Letter CXXX is the second letter of the March 10, 454 triple dispatch, addressed to Marcian after Leo had already written to Proterius (CXXIX). Its most significant element is the directive of Chapter III — commissioning the emperor to produce and circulate an authoritative Greek translation of the Tome under the imperial seal. The directive is worth pausing on for what it reveals about how Leo uses imperial authority.

The Eutychians had been circulating a falsified version of Leo’s letter to Flavian — altered at the word and syllable level to make Leo appear to support Nestorian error. This is a direct attack on the Apostolic See’s doctrinal authority through textual manipulation. Leo’s response is to ask the emperor to commission an accurate translation, authenticate it with the imperial seal, dispatch it through imperial channels, and have it publicly recited before the Alexandrian church. The content and the commission are Leo’s; the authentication and the delivery mechanism are the emperor’s. The imperial apparatus is being deployed as the instrument of apostolic communication — not as a source of doctrinal authority, but as the vehicle through which apostolic authority reaches a distant church whose local bishop cannot on his own overcome the Eutychian falsification campaign.

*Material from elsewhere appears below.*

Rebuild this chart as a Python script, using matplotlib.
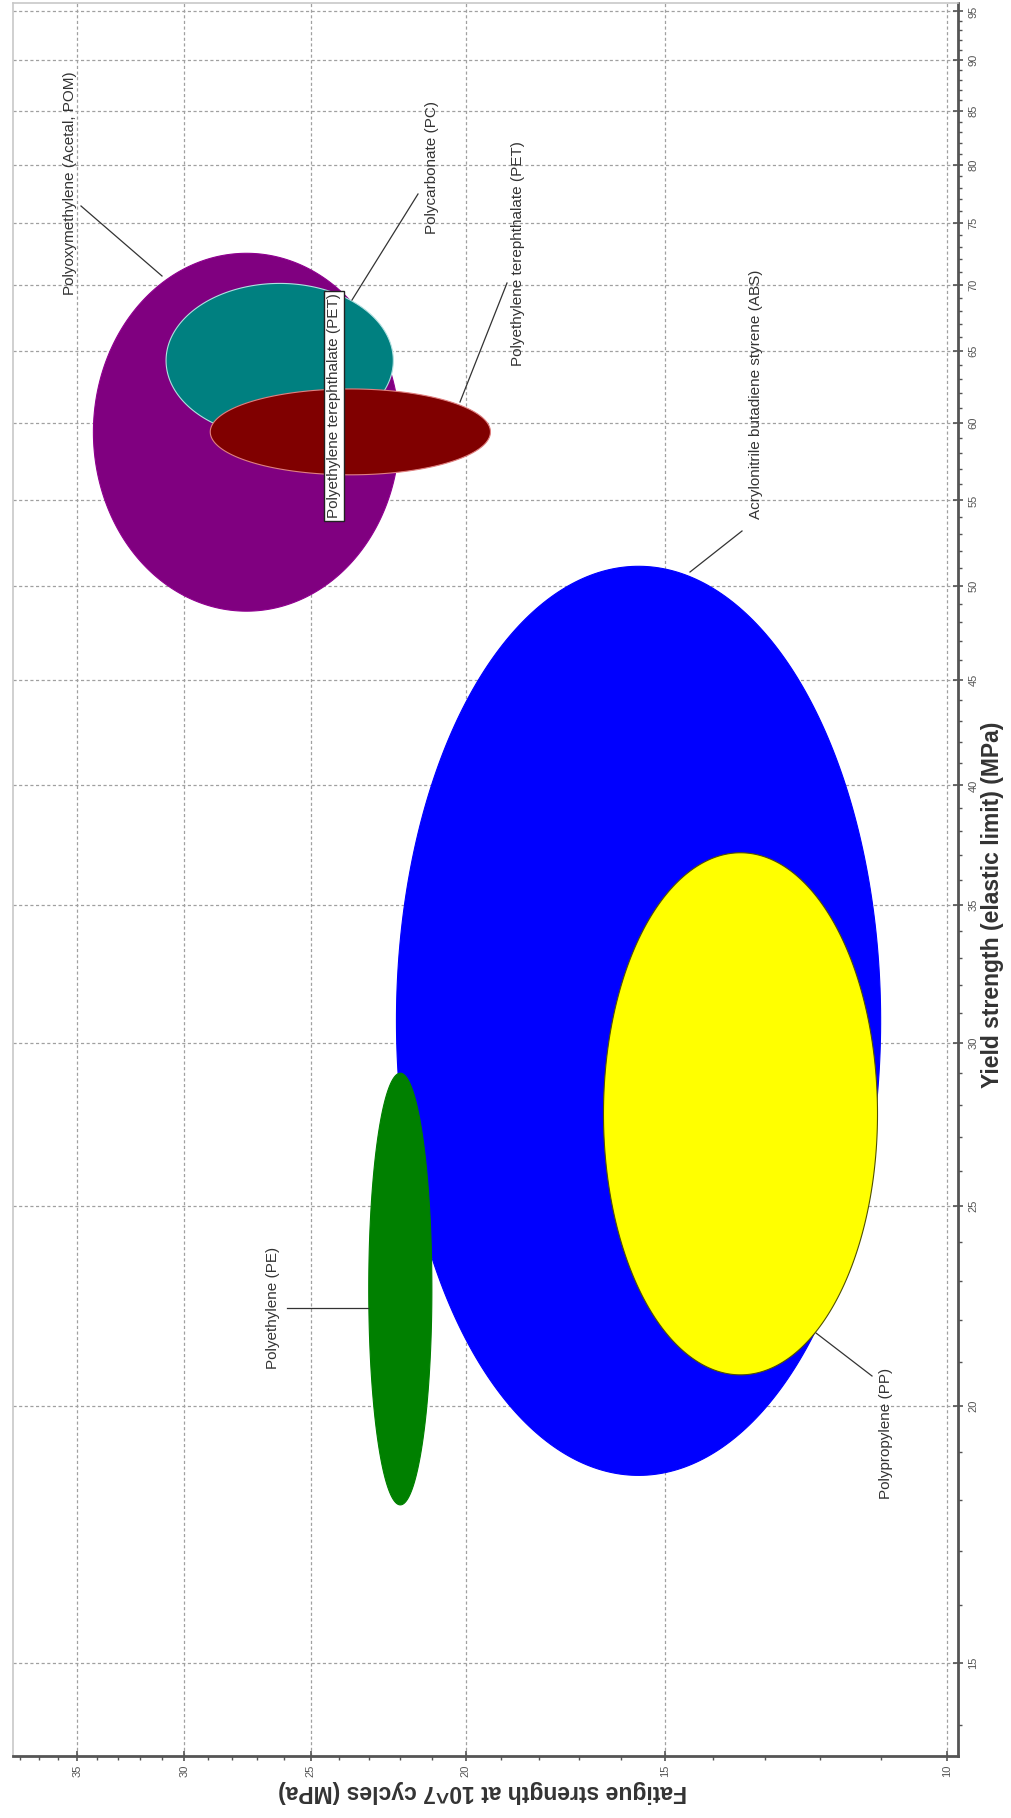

The closing phrase — “sincere disciples of the Apostolic See” — is the clearest statement in the post-Chalcedon correspondence of what the Alexandrian faithful’s relationship to Rome is. They are disciples of the Apostolic See. The Apostolic See is their doctrinal standard; their faithfulness is measured by accord with what the Apostolic See holds; and the public recitation of the authenticated Tome is the renewal of that discipleship in the face of attack. The letter frames the entire administrative apparatus — translation, seal, courier, public recitation — as the mechanism by which the faithful of Alexandria are secured in their apostolic identity as disciples of the see that holds what Peter holds.